The key question, according to Eisman, is not whether AI adoption will continue, but whether users will be willing to pay prices that reflect the true economics of the technology.

SpaceX’s Competitive Advantages Remain Significant

Not everyone shares Eisman’s concerns.

During the discussion, interviewers highlighted SpaceX’s dominant position in commercial space launches and orbital transportation. The company has established itself as a leading provider of launch services, creating barriers to entry that competitors may struggle to overcome for years.

Supporters of the bullish case argue that SpaceX’s technological lead could allow it to generate substantial economic value, regardless of short-term concerns about AI monetization.

Eisman acknowledged the strength of SpaceX’s space-related businesses but maintained that the company’s own growth projections place far greater emphasis on AI than on launch services or satellite communications.

Tesla Acquisition Speculation Adds Another Layer

The conversation also touched on speculation that Elon Musk could eventually combine SpaceX with Tesla (NASDAQ: TSLA) or pursue other forms of corporate consolidation within his broader business ecosystem.

While Eisman said such a move would not surprise him, he questioned whether it would benefit existing SpaceX shareholders.

He was particularly critical of Tesla’s recent earnings trajectory and the increasingly competitive global electric vehicle market, noting that Chinese manufacturers continue to expand their presence with lower-cost offerings.

From his perspective, a combination of the two businesses could introduce additional risks rather than strengthen the investment case.

Market Outlook

The debate surrounding a potential SpaceX IPO highlights one of the central questions facing investors today: how much value should be assigned to companies pursuing ambitious AI strategies in an environment of rapidly rising infrastructure costs?

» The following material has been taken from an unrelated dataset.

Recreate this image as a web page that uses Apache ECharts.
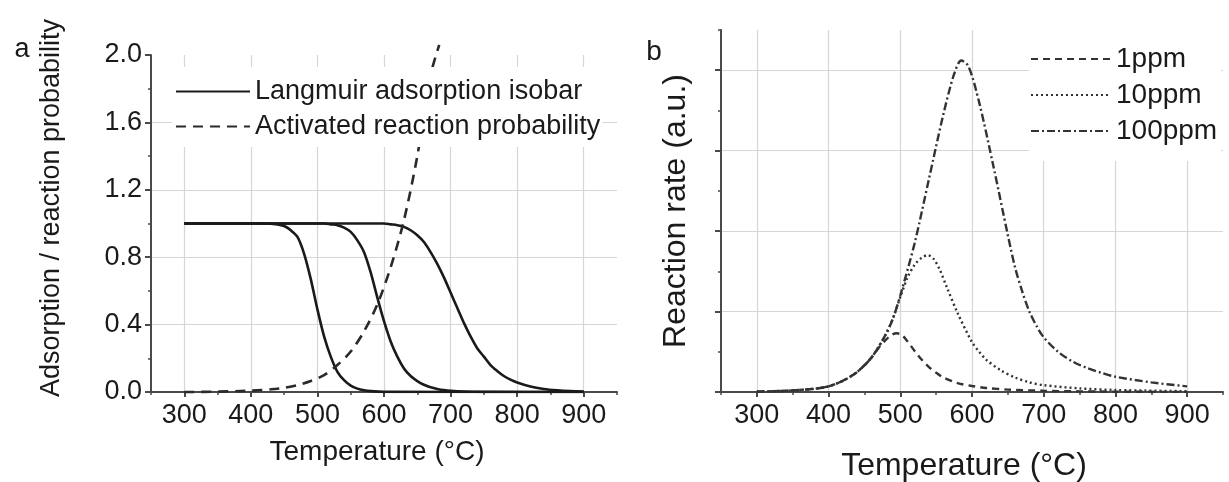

For bulls, SpaceX represents a unique combination of aerospace leadership, satellite communications assets, and future technology opportunities under one of the world’s most influential entrepreneurs.

For skeptics such as Eisman, the challenge lies in determining whether those opportunities can generate sufficient returns to justify increasingly aggressive growth assumptions and capital requirements.

As public market investors evaluate any future offering, the balance between technological ambition and financial discipline is likely to remain a central focus.